I think I’ve been treated fairly, no better or worse than any other foreigner living here. Sometimes not being French works to your advantage (as your accent can be a conversation starter) and other times it causes people to keep their distance (people see right away you’re not French and steer clear). I think you can find kind-hearted people everywhere just like you can find rude, inconsiderate ones as well. My experience in France overall has been good.
What kind of home do you have?
We live in a single family home that was built in the 1950s in our town’s centre, with a little yard that’s perfect for our dog.
How did you find the property buying process in France?
This is our first home and I didn’t find the process to be too complicated or stressful, but I’m sure the fact that my husband is French played into that. He was there to explain anything that didn’t make sense to me and it was a relief to have a native speaker to go over the fine print.
A few things stuck out though. Firstly, there’s the huge amount of paperwork. On the closing date at the notaire’s, we must have signed over 100 papers. It was a huge stack! Secondly, I don’t believe there’s a system where you can access all the homes for sale in an area, as there is in the United States. If you want to see a property, you have to call and they’re all repped by different agents. In the US, you often work with one real estate agent and they will be with you from start to finish. But this is not the case in France. Maybe there are specialised expat services for foreigners, but generally, if you want to see 10 properties, you’ll be working with a variety of agents.
Thirdly, while I’ve never purchased a house in the US and don’t have a frame of reference for this, moving in France certainly takes quite a while. Sure, the fact that banks are closed on Mondays in many cases and closed for lunch may have something to do with the delay, but does it really take a couple of months for a loan to be processed? I guess so!
How do French properties differ from American ones?
I feel like French properties tend to be sold ‘as is’ a little more often than you’d see in suburban USA. Sometimes houses require major work and other times it’s just light stuff. Also, it was important to me to have a bathroom that had a toilet and sink in the same room. You’ll find that many homes have a toilet room with the sink and shower/bath in a separate room, usually next door or just down the hall. I’ve always found that strange because it means you have to touch the doorknob before washing your hands. Anyway, certain comforts of home were important to me.
Another thing is French homes have volets (shutters) and it’s a bit of a cultural thing.
Sometimes they’re wooden and other homes have metal ones that roll up and down. I personally find them a hassle although I understand why people like them. I think a good set of blinds, curtains and triple-pane glass is just as effective, though.
I also noticed there were a lot of photos of ‘naked’ lightbulbs in real estate listings. I guess people either don’t buy light fixtures or buy removable fixtures that they take with them when they move, so seeing hanging lightbulbs on wires (not the decorative kind you see in minimalist homes) was strange. This tends to be the case in older homes. People just don’t cover them even after they move in and get settled. My neighbour’s house has all uncovered bulbs.
What about the lifestyle and culture? How is that different from the US?
I have so much to say about this. I live in a small town but compared to New York it’s rural!
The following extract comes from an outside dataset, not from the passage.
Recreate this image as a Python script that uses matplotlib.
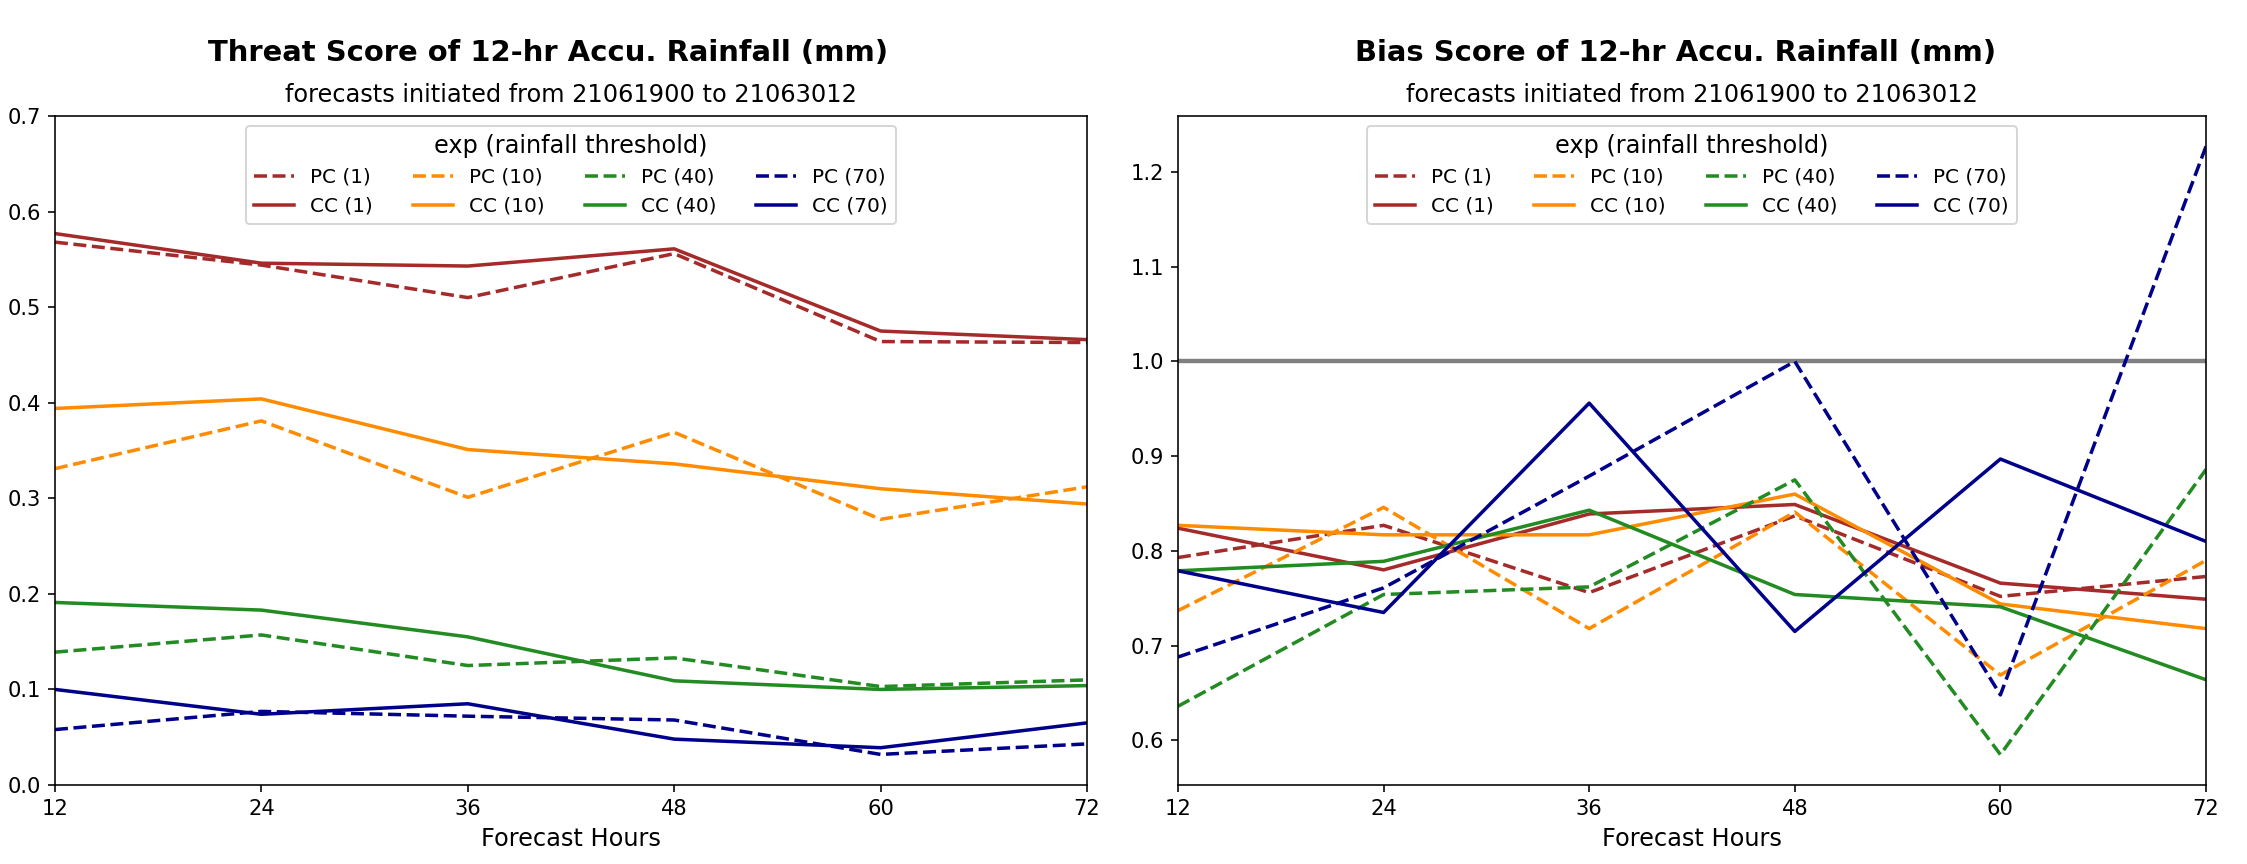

Living in a big city has expectations that go with it and life can get very busy and stressful. In France, people move more slowly, relax more, and seem to enjoy life in a different way. I admire the French way of life and living here has made me a better person.
What has been the most challenging aspect about living in France?
I think a lot of things are difficult for foreigners abroad; some of them have to do with the country itself, like the language, and other times it’s just dealing with life problems that become magnified when you feel like you’re a fish out of water. I do OK on the homesickness front since I talk to my parents almost daily and keep in touch with people from back home. What’s been the most difficult for me is making friends. This is by no means a ‘France’ problem though. I think it’s difficult for adults anywhere to connect with new people – even within your own country or state. I’ve done meet-up groups, joined my town’s gym, and even went to a Mormon church (I’m not religious) to meet people but it’s been really hard! I speak French well but it’s clear I’m not French so sometimes that makes me stand out and is a source of frustration.
Do you think France will be your ‘forever home’?
I don’t know! I could see myself living back in the USA at some point and I know my husband would like to have that experience as well. But is it in the near future? I don’t think so. But you never know and life can change in an instant, so I’ll never say that France is my forever home or that the US is either. We always have options and sometimes life takes an unexpected path.
What about the formalities; visas, working, healthcare and so on?
I’m currently on a 10-year carte de séjour as the spouse of a French citizen. It’s like a green card in the United States, more or less, and gives me the legal right to be here and work. But marrying a French person doesn’t automatically make you a citizen. I can’t vote or anything like that. I have a health insurance card and have the same access to healthcare as a French person would. I work and pay into the system so I’m covered like the French or other permanent residents.
What tips would you give other foreigners moving to France?
Remind yourself that expat life is what you make of it and everyone’s experience is going to be different. Just because someone else lives in the same country doesn’t mean you’re going to live the same life – so focus on what you have going on and make the best of what you have available to you. There’s no single way to experience a country so just do what’s best for you and don’t be afraid to go against the grain.
Most importantly of all, it’s imperative that you try to integrate and adapt to your new country. Maybe that means joining a local sports league or book club or even enrolling in language classes. On a smaller scale, putting yourself out there might look like making small talk with shop owners or chatting to a neighbour that you’d normally just say hello to. Pushing past your comfort zone and showing yourself you can do it is one of the most rewarding aspects of expat life. So wherever you can, take a risk and you might just pleasantly surprise yourself.